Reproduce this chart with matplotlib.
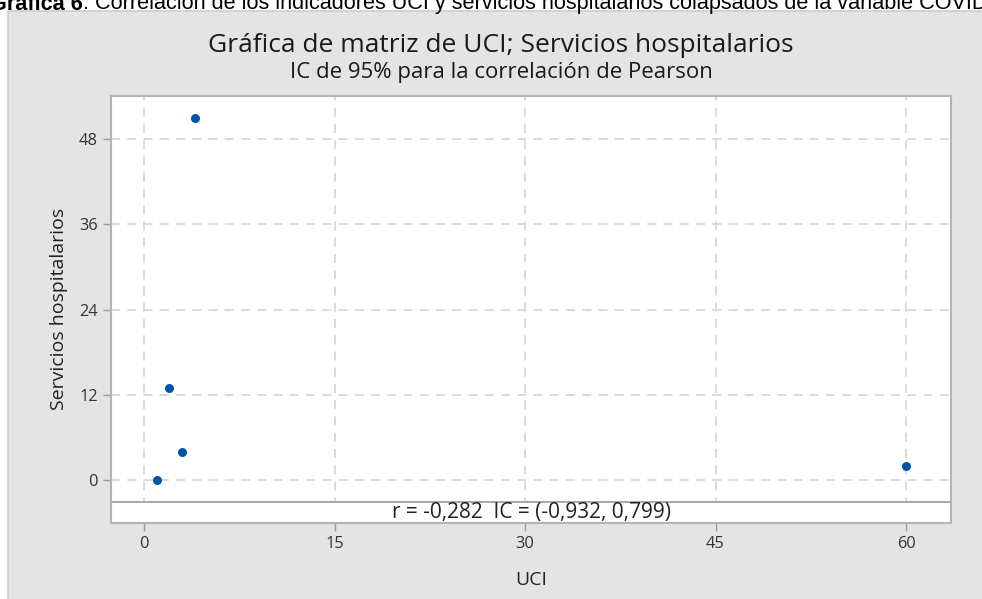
import matplotlib
matplotlib.use("Agg")
import matplotlib.pyplot as plt
from matplotlib.patches import Rectangle

# Data
uci = [1, 2, 3, 4, 60]
servicios = [0, 13, 4, 51, 2]
x_ticks = [0, 15, 30, 45, 60]
y_ticks = [0, 12, 24, 36, 48]
title = "Gráfica de matriz de UCI; Servicios hospitalarios"
subtitle = "IC de 95% para la correlación de Pearson"
r_text = "r = -0,282  IC = (-0,932, 0,799)"
caption_bold = "Gráfica 6"
caption_rest = ": Correlación de los indicadores UCI y servicios hospitalarios colapsados de la variable COVID"

W, H = 982, 599
fig = plt.figure(figsize=(W / 100, H / 100), dpi=100)
fig.patch.set_facecolor("white")

def fx(px):
    return px / W

def fy(py):
    return 1 - py / H

# gray panel
panel = Rectangle((fx(8), -0.01), 1.01 - fx(8), fy(11) + 0.01, transform=fig.transFigure,
                  facecolor="#e4e4e4", edgecolor="#cdcdcd", linewidth=1.2, zorder=-10)
fig.patches.append(panel)

# caption (cut at top)
cap_font = ["Liberation Sans Narrow", "Liberation Sans", "DejaVu Sans"]
fig.text(fx(83), fy(9.5), caption_bold, fontsize=15.6, fontweight="bold",
         family=cap_font, ha="right", va="baseline", color="black")
fig.text(fx(83), fy(9.5), caption_rest, fontsize=15.6, family=cap_font,
         ha="left", va="baseline", color="black")

# axes
left, right, top, bottom = 111, 951, 96, 522.7
ax = fig.add_axes([fx(left), fy(bottom), fx(right - left), (bottom - top) / H])
ax.set_facecolor("white")

ax.set_xlim(-2.6, 63.54)
ax.set_ylim(-6.0, 54.05)
band_top = -3.05

ax.set_xticks(x_ticks)
ax.set_yticks(y_ticks)
ax.grid(True, color="#d8d8d8", linestyle=(0, (5, 4)), linewidth=1.3, zorder=1)
ax.set_axisbelow(True)

ax.scatter(uci, servicios, s=42, color="#0054a6", zorder=3, linewidths=0)

# band for r
x0, x1 = ax.get_xlim()
y0, y1 = ax.get_ylim()
ax.add_patch(Rectangle((x0, y0), x1 - x0, band_top - y0,
                       facecolor="white", edgecolor="none", zorder=2))
ax.axhline(band_top, color="#a8a8a8", linewidth=1.4, zorder=4)
ax.text((x0 + x1) / 2, (band_top + y0) / 2, r_text,
        fontsize=15, family="Open Sans", ha="center", va="center", color="#222222", zorder=5)

for sp in ax.spines.values():
    sp.set_color("#b4b4b4")
    sp.set_linewidth(1.5)

ax.tick_params(axis="both", colors="#9a9a9a", labelcolor="#333333", length=6, width=1.0,
               labelsize=11.8)
for lab in ax.get_xticklabels() + ax.get_yticklabels():
    lab.set_family("Open Sans")

ax.set_xlabel("UCI", fontsize=14, family="Open Sans", color="#222222", labelpad=14)
ax.set_ylabel("Servicios hospitalarios", fontsize=14, family="Open Sans", color="#222222", labelpad=8)

fig.text(fx(501), fy(45.5), title, fontsize=19, family="Open Sans", ha="center", va="center",
         color="#1a1a1a")
fig.text(fx(501), fy(72.5), subtitle, fontsize=16, family="Open Sans", ha="center", va="center",
         color="#1a1a1a")

fig.savefig("out.png", dpi=100, facecolor=fig.get_facecolor())
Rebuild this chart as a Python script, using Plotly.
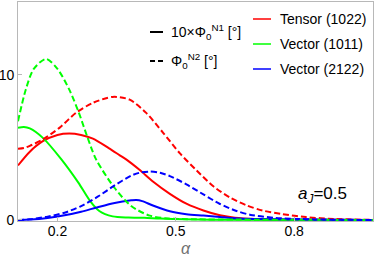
import plotly.graph_objects as go

# ---- data ----
tensor_n1_a = [0.10, 0.13, 0.163, 0.20, 0.23, 0.26, 0.29, 0.33, 0.358, 0.375, 0.408, 0.442, 0.485, 0.527, 0.57, 0.612, 0.65, 0.70, 0.80, 1.00]
tensor_n1_v = [3.75, 4.70, 5.42, 5.85, 5.95, 5.85, 5.60, 4.95, 4.45, 4.15, 3.45, 2.65, 1.80, 1.12, 0.65, 0.32, 0.15, 0.06, 0.01, 0.0]

tensor_n2_a = [0.10, 0.115, 0.13, 0.163, 0.205, 0.247, 0.29, 0.34, 0.383, 0.425, 0.468, 0.51, 0.553, 0.596, 0.638, 0.68, 0.72, 0.77, 0.83, 0.90, 1.00]
tensor_n2_v = [4.90, 4.95, 5.10, 5.54, 6.34, 7.37, 8.06, 8.47, 8.28, 7.37, 6.00, 4.60, 3.40, 2.30, 1.54, 1.00, 0.65, 0.40, 0.20, 0.07, 0.01]

vec1011_n1_a = [0.10, 0.115, 0.13, 0.163, 0.21, 0.253, 0.283, 0.306, 0.34, 0.38, 0.42, 0.46, 0.52, 0.60, 1.00]
vec1011_n1_v = [6.34, 6.40, 6.30, 5.65, 4.17, 2.57, 1.30, 0.62, 0.25, 0.17, 0.15, 0.10, 0.05, 0.02, 0.0]

vec1011_n2_a = [0.10, 0.12, 0.14, 0.171, 0.20, 0.23, 0.254, 0.276, 0.298, 0.345, 0.387, 0.434, 0.48, 0.55, 1.00]
vec1011_n2_v = [6.80, 9.00, 10.40, 11.08, 10.40, 8.97, 7.40, 5.70, 4.17, 2.20, 0.96, 0.30, 0.10, 0.05, 0.0]

vec2122_n1_a = [0.10, 0.13, 0.175, 0.218, 0.26, 0.302, 0.345, 0.387, 0.40, 0.415, 0.442, 0.485, 0.527, 0.57, 0.612, 0.65, 0.70, 0.80, 1.00]
vec2122_n1_v = [0.0, 0.03, 0.14, 0.32, 0.57, 0.88, 1.17, 1.35, 1.38, 1.30, 1.00, 0.60, 0.40, 0.30, 0.20, 0.12, 0.07, 0.03, 0.0]

vec2122_n2_a = [0.10, 0.13, 0.175, 0.218, 0.26, 0.302, 0.345, 0.387, 0.408, 0.434, 0.46, 0.485, 0.527, 0.57, 0.612, 0.654, 0.69, 0.75, 0.85, 1.00]
vec2122_n2_v = [0.0, 0.05, 0.23, 0.50, 0.96, 1.60, 2.38, 3.05, 3.25, 3.33, 3.25, 3.02, 2.45, 1.76, 1.10, 0.62, 0.35, 0.15, 0.04, 0.0]

x_ticks = [0.2, 0.5, 0.8]
x_tick_labels = ["0.2", "0.5", "0.8"]
y_ticks = [0, 10]
y_tick_labels = ["0", "10"]

series_names = ["Tensor (1022)", "Vector (1011)", "Vector (2122)"]
series_colors = ["#ff0000", "#00ff00", "#0000ff"]

FONT = "Liberation Sans, Arial, sans-serif"

fig = go.Figure()
solid = [(tensor_n1_a, tensor_n1_v), (vec1011_n1_a, vec1011_n1_v), (vec2122_n1_a, vec2122_n1_v)]
dashed = [(tensor_n2_a, tensor_n2_v), (vec1011_n2_a, vec1011_n2_v), (vec2122_n2_a, vec2122_n2_v)]
for (a, v), c, n in zip(solid, series_colors, series_names):
    fig.add_trace(go.Scatter(x=a, y=v, mode="lines", name=n,
                             line=dict(color=c, width=2, shape="spline", smoothing=0.8),
                             showlegend=False, hoverinfo="skip"))
for (a, v), c, n in zip(dashed, series_colors, series_names):
    fig.add_trace(go.Scatter(x=a, y=v, mode="lines", name=n,
                             line=dict(color=c, width=2, dash="6px,3px", shape="spline", smoothing=0.8),
                             showlegend=False, hoverinfo="skip"))

axis_common = dict(showline=True, linecolor="#b8b8b8", linewidth=1, mirror=True,
                   ticks="inside", ticklen=4, tickcolor="#b8b8b8",
                   showgrid=False, zeroline=False, automargin=False,
                   tickfont=dict(family=FONT, size=14, color="#000000"))
fig.update_xaxes(range=[0.1, 1.0], tickvals=x_ticks, ticktext=x_tick_labels,
                 ticklabelstandoff=-3, **axis_common)
fig.update_yaxes(range=[-0.07, 15], tickvals=y_ticks, ticktext=y_tick_labels, **axis_common)

# custom legend (paper coordinates)
def px2paper_x(px):
    return (px - 18) / 355.0

def px2paper_y(py):
    return (221 - py) / 219.0

shapes = []
annotations = []
# line-style legend
shapes.append(dict(type="line", xref="paper", yref="paper",
                   x0=px2paper_x(150), x1=px2paper_x(163), y0=px2paper_y(32), y1=px2paper_y(32),
                   line=dict(color="black", width=2)))
shapes.append(dict(type="line", xref="paper", yref="paper",
                   x0=px2paper_x(150), x1=px2paper_x(163), y0=px2paper_y(61), y1=px2paper_y(61),
                   line=dict(color="black", width=2, dash="5px,3px")))
annotations.append(dict(xref="paper", yref="paper", x=px2paper_x(169), y=px2paper_y(32),
                        xanchor="left", yanchor="middle", showarrow=False,
                        text="10×Φ<sub>0</sub><sup>N1</sup> [°]",
                        font=dict(family=FONT, size=14, color="black")))
annotations.append(dict(xref="paper", yref="paper", x=px2paper_x(169), y=px2paper_y(61),
                        xanchor="left", yanchor="middle", showarrow=False,
                        text="Φ<sub>0</sub><sup>N2</sup> [°]",
                        font=dict(family=FONT, size=14, color="black")))
# colour legend
for i, (n, c) in enumerate(zip(series_names, series_colors)):
    py = 19 + i * 25
    shapes.append(dict(type="line", xref="paper", yref="paper",
                       x0=px2paper_x(253), x1=px2paper_x(271), y0=px2paper_y(py), y1=px2paper_y(py),
                       line=dict(color=c, width=1.5)))
    annotations.append(dict(xref="paper", yref="paper", x=px2paper_x(278), y=px2paper_y(py),
                            xanchor="left", yanchor="middle", showarrow=False, text=n,
                            font=dict(family=FONT, size=14, color="black")))

annotations.append(dict(xref="paper", yref="paper", x=px2paper_x(296), y=px2paper_y(195),
                        xanchor="left", yanchor="middle", showarrow=False,
                        text="<i>a</i><sub><i>J</i></sub>=0.5",
                        font=dict(family=FONT, size=17, color="black")))
annotations.append(dict(xref="paper", yref="paper", x=px2paper_x(186), y=px2paper_y(248),
                        xanchor="center", yanchor="middle", showarrow=False,
                        text="<i>α</i>",
                        font=dict(family=FONT, size=16, color="#707070")))

fig.update_layout(width=374, height=258, autosize=False,
                  margin=dict(l=18, r=1, t=2, b=37, pad=0),
                  paper_bgcolor="white", plot_bgcolor="white",
                  shapes=shapes, annotations=annotations)

fig.write_html("out.html", config={"displayModeBar": False, "staticPlot": True},
               post_script="document.body.style.margin='0';document.body.style.padding='0';document.body.style.overflow='hidden';")
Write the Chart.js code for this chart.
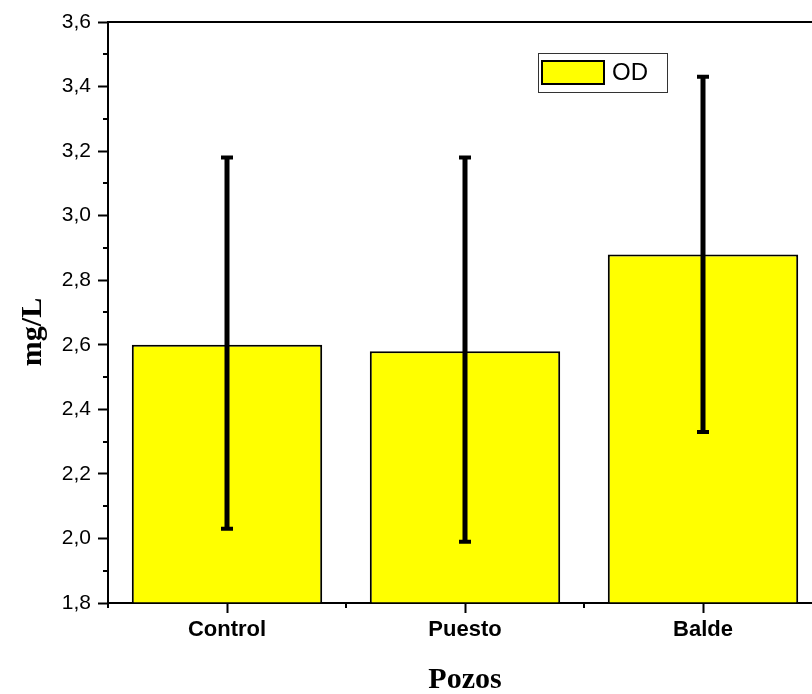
<!DOCTYPE html>
<html>
<head>
<meta charset="utf-8">
<script src="https://cdn.jsdelivr.net/npm/chart.js@4.4.1/dist/chart.umd.min.js"></script>
<style>
  html, body { margin: 0; padding: 0; background: #fff; overflow: hidden; }
  #wrap { width: 830px; height: 694px; }
</style>
</head>
<body>
<div id="wrap"><canvas id="myChart1" width="830" height="694"></canvas></div>
<script>
// Oxígeno disuelto por pozo
var categories = ["Control", "Puesto", "Balde"];
var odMeans = [2.60, 2.58, 2.88];
var errLow = [2.03, 1.99, 2.33];
var errHigh = [3.18, 3.18, 3.43];
var yMin = 1.8, yMax = 3.6, yStep = 0.2;

var fmt = function (v) { return v.toFixed(1).replace(".", ","); };

var originPlugin = {
  id: "originStyle",
  afterDatasetsDraw: function (chart) {
    var c = chart.ctx, a = chart.chartArea;
    var xs = chart.scales.x, ys = chart.scales.y;
    c.save();
    c.strokeStyle = "#000";
    c.lineWidth = 2;
    // top frame line
    c.beginPath();
    c.moveTo(a.left - 1, a.top);
    c.lineTo(a.right, a.top);
    c.stroke();
    // minor y ticks
    for (var v = yMin + yStep / 2; v < yMax; v += yStep) {
      var py = Math.round(ys.getPixelForValue(v));
      c.beginPath();
      c.moveTo(a.left - 5, py);
      c.lineTo(a.left, py);
      c.stroke();
    }
    // minor x ticks between categories
    for (var i = 0; i <= categories.length; i++) {
      var px = xs.getPixelForValue(i - 0.5);
      c.beginPath();
      c.moveTo(px, a.bottom);
      c.lineTo(px, a.bottom + 5);
      c.stroke();
    }
    // error bars
    c.lineWidth = 5;
    for (var j = 0; j < categories.length; j++) {
      var ex = xs.getPixelForValue(j);
      var yl = ys.getPixelForValue(errLow[j]);
      var yh = ys.getPixelForValue(errHigh[j]);
      c.beginPath();
      c.moveTo(ex, yl);
      c.lineTo(ex, yh);
      c.stroke();
      c.lineWidth = 4;
      c.beginPath();
      c.moveTo(ex - 6, yl);
      c.lineTo(ex + 6, yl);
      c.moveTo(ex - 6, yh);
      c.lineTo(ex + 6, yh);
      c.stroke();
      c.lineWidth = 5;
    }
    // legend box
    c.lineWidth = 1;
    c.strokeStyle = "#333";
    c.strokeRect(538.5, 53.5, 129, 39);
    c.fillStyle = "#ffff00";
    c.fillRect(542, 61, 62, 23);
    c.lineWidth = 2;
    c.strokeStyle = "#000";
    c.strokeRect(542, 61, 62, 23);
    c.fillStyle = "#000";
    c.font = "24px Arial, 'Liberation Sans', sans-serif";
    c.textAlign = "left";
    c.textBaseline = "middle";
    c.fillText("OD", 612, 73);
    // axis titles
    c.font = "bold 30px 'Times New Roman', 'Liberation Serif', serif";
    c.textAlign = "center";
    c.textBaseline = "alphabetic";
    c.fillText("Pozos", (a.left + 822) / 2, 688);
    c.translate(41, 332);
    c.rotate(-Math.PI / 2);
    c.fillText("mg/L", 0, 0);
    c.restore();
  }
};

var ctx = document.getElementById("myChart1").getContext("2d");
var chart = new Chart(ctx, {
  type: "bar",
  data: {
    labels: categories,
    datasets: [
      {
        label: "OD",
        backgroundColor: "#ffff00",
        borderColor: "#000",
        borderWidth: 2,
        base: yMin,
        barPercentage: 0.8,
        categoryPercentage: 1.0,
        data: odMeans
      }
    ]
  },
  options: {
    responsive: false,
    animation: false,
    layout: { padding: { top: 22, right: 8, left: 0, bottom: 0 } },
    plugins: {
      legend: { display: false },
      tooltip: { enabled: false }
    },
    scales: {
      x: {
        offset: true,
        grid: { drawOnChartArea: false, offset: false, tickLength: 10, tickWidth: 2, tickColor: "#000" },
        border: { display: true, color: "#000", width: 2 },
        ticks: {
          color: "#000",
          padding: 4,
          maxRotation: 0,
          font: { family: "Arial, 'Liberation Sans', sans-serif", size: 22, weight: "bold" }
        },
        afterFit: function (s) { s.height = 91; s.paddingLeft = 0; s.paddingRight = 0; }
      },
      y: {
        min: yMin,
        max: yMax,
        grid: { drawOnChartArea: false, tickLength: 10, tickWidth: 2, tickColor: "#000" },
        border: { display: true, color: "#000", width: 2 },
        ticks: {
          stepSize: yStep,
          color: "#000",
          padding: 7,
          font: { family: "Arial, 'Liberation Sans', sans-serif", size: 21 },
          callback: function (v) { return fmt(v); }
        },
        afterFit: function (s) { s.width = 108; s.paddingTop = 0; s.paddingBottom = 0; }
      }
    }
  },
  plugins: [originPlugin]
});
</script>
</body>
</html>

::::::::::

# EXERCISE REQUIREMENTS:
Skip every picture and return the lines above from the top through the one that contains "fig.patches.append(panel)".

# RESPONSE TO THIS TASK:
Reproduce this chart with matplotlib.
import matplotlib
matplotlib.use("Agg")
import matplotlib.pyplot as plt
from matplotlib.patches import Rectangle

# Data
uci = [1, 2, 3, 4, 60]
servicios = [0, 13, 4, 51, 2]
x_ticks = [0, 15, 30, 45, 60]
y_ticks = [0, 12, 24, 36, 48]
title = "Gráfica de matriz de UCI; Servicios hospitalarios"
subtitle = "IC de 95% para la correlación de Pearson"
r_text = "r = -0,282  IC = (-0,932, 0,799)"
caption_bold = "Gráfica 6"
caption_rest = ": Correlación de los indicadores UCI y servicios hospitalarios colapsados de la variable COVID"

W, H = 982, 599
fig = plt.figure(figsize=(W / 100, H / 100), dpi=100)
fig.patch.set_facecolor("white")

def fx(px):
    return px / W

def fy(py):
    return 1 - py / H

# gray panel
panel = Rectangle((fx(8), -0.01), 1.01 - fx(8), fy(11) + 0.01, transform=fig.transFigure,
                  facecolor="#e4e4e4", edgecolor="#cdcdcd", linewidth=1.2, zorder=-10)
fig.patches.append(panel)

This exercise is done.